> [Exercise aim] Your task is to return, exactly, the run of lines starting at the line holding "Write a Python" and ending at the line holding "g0_b7_err = [0.06, 0.05, 0.04, 0.035, 0.035]", both ends included and no other lines.

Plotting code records
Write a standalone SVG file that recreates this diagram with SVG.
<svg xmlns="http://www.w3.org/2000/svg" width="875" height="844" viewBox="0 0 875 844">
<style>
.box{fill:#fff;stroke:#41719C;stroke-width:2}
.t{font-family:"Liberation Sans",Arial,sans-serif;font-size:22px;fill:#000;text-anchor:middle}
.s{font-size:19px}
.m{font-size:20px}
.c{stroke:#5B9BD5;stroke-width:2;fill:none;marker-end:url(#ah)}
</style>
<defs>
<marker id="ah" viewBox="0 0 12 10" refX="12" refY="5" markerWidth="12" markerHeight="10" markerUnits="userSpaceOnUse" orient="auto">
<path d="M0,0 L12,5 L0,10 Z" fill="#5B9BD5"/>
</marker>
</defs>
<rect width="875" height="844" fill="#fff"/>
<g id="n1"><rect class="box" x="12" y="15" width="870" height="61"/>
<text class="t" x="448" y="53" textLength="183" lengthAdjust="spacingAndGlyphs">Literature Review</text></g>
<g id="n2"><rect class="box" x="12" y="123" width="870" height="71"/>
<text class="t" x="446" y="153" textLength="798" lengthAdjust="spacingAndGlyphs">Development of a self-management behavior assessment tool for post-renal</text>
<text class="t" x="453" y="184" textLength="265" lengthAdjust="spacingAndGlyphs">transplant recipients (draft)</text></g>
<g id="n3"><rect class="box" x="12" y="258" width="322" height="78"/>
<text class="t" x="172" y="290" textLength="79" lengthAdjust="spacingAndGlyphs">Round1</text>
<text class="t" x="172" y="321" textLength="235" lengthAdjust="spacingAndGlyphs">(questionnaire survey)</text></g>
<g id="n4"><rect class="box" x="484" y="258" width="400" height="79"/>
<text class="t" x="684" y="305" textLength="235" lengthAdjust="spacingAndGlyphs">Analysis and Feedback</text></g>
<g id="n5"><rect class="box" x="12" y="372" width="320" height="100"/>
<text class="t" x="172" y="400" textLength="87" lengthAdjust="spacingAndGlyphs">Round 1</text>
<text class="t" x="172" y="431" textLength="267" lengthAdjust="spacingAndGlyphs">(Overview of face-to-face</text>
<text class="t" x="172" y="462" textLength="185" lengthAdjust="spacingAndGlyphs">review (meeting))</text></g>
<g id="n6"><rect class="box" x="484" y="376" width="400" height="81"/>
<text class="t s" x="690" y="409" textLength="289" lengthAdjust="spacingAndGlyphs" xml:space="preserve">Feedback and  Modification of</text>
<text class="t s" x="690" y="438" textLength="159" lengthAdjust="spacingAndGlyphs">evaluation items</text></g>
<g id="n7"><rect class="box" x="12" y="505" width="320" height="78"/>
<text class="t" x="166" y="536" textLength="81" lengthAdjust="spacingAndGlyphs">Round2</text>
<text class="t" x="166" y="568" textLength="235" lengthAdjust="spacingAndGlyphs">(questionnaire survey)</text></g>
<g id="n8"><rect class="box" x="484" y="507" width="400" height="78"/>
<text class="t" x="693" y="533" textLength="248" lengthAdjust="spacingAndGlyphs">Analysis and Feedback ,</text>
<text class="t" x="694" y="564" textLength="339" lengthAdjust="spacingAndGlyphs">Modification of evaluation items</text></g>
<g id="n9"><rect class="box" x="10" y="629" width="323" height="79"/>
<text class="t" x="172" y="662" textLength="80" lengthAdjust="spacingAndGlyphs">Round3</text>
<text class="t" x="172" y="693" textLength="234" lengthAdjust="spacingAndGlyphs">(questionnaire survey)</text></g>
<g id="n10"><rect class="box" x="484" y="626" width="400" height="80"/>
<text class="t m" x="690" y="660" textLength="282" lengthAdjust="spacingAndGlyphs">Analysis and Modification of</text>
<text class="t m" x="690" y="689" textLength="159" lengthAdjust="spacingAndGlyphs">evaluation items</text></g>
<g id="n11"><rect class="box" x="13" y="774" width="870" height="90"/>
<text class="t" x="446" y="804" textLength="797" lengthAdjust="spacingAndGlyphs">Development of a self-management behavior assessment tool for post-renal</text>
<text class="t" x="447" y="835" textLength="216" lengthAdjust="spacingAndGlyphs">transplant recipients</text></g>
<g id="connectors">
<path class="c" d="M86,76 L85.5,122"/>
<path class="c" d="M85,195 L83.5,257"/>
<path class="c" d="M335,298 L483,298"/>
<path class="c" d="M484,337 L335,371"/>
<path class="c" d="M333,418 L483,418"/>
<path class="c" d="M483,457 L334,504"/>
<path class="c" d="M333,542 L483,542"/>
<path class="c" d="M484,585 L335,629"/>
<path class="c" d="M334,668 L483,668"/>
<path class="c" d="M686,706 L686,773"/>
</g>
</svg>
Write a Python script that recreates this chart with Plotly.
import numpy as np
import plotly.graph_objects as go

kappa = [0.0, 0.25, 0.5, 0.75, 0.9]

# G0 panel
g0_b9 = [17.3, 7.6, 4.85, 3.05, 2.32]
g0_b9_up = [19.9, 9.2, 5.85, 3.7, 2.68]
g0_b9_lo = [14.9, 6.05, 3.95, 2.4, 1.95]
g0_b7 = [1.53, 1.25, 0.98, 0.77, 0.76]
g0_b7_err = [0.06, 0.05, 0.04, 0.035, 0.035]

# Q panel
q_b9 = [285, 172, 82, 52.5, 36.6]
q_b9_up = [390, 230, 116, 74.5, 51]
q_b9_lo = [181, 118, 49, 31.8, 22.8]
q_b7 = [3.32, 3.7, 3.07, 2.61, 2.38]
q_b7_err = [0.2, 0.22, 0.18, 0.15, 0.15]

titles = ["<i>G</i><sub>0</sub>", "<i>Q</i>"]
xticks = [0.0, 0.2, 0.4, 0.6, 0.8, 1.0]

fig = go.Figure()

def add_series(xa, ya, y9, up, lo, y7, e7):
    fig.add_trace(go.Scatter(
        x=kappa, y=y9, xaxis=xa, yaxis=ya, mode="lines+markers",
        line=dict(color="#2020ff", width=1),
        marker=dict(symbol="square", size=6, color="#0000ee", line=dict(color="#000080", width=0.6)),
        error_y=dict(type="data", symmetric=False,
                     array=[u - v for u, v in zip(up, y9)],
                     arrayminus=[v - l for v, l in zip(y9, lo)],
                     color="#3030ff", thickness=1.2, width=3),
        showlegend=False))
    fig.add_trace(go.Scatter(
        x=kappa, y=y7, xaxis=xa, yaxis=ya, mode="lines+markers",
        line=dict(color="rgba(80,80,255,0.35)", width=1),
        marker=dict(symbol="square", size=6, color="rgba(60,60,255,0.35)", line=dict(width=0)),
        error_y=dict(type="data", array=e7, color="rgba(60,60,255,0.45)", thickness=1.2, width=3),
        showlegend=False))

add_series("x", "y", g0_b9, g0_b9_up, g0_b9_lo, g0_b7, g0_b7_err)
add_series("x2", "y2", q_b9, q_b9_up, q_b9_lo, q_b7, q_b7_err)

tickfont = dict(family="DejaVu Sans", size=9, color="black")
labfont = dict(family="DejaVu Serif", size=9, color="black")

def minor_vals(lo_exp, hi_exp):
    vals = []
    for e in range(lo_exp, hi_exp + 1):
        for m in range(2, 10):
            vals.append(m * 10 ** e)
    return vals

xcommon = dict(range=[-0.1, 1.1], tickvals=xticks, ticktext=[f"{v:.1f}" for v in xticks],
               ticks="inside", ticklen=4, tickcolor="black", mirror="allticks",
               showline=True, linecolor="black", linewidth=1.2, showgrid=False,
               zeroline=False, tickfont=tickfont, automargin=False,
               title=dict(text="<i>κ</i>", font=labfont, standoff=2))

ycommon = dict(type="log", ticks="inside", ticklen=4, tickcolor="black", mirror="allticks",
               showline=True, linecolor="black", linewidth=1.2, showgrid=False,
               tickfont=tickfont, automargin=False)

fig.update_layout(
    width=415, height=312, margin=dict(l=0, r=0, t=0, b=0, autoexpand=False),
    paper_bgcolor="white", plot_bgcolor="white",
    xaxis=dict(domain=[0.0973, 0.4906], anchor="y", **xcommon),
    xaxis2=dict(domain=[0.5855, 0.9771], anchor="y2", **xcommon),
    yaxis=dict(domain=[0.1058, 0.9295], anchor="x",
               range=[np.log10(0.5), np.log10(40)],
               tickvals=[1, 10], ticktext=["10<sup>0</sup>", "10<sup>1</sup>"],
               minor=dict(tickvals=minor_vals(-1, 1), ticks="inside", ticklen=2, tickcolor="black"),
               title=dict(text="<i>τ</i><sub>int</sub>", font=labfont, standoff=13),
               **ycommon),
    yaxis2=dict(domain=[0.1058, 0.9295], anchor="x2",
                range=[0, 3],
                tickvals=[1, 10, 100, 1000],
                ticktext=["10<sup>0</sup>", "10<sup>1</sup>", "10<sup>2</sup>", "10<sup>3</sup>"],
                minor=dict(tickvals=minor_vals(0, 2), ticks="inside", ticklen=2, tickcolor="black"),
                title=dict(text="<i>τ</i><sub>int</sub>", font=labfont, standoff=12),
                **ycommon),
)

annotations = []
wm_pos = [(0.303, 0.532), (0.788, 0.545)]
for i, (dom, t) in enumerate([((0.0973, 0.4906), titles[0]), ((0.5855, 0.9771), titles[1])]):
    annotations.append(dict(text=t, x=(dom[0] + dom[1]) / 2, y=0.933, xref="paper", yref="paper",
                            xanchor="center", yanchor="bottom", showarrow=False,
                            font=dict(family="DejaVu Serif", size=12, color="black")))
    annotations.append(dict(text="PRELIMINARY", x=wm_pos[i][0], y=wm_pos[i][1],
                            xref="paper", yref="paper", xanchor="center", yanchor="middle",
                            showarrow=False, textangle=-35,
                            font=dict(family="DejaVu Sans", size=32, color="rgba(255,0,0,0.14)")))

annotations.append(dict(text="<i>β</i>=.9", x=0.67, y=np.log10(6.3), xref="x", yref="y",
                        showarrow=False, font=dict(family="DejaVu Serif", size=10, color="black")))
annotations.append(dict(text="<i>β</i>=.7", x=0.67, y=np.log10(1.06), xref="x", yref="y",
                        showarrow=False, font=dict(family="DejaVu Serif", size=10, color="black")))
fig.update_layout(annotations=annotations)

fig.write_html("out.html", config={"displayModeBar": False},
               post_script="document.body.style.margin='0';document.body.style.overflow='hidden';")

> [Task answer]
Write a Python script that recreates this chart with Plotly.
import numpy as np
import plotly.graph_objects as go

kappa = [0.0, 0.25, 0.5, 0.75, 0.9]

# G0 panel
g0_b9 = [17.3, 7.6, 4.85, 3.05, 2.32]
g0_b9_up = [19.9, 9.2, 5.85, 3.7, 2.68]
g0_b9_lo = [14.9, 6.05, 3.95, 2.4, 1.95]
g0_b7 = [1.53, 1.25, 0.98, 0.77, 0.76]
g0_b7_err = [0.06, 0.05, 0.04, 0.035, 0.035]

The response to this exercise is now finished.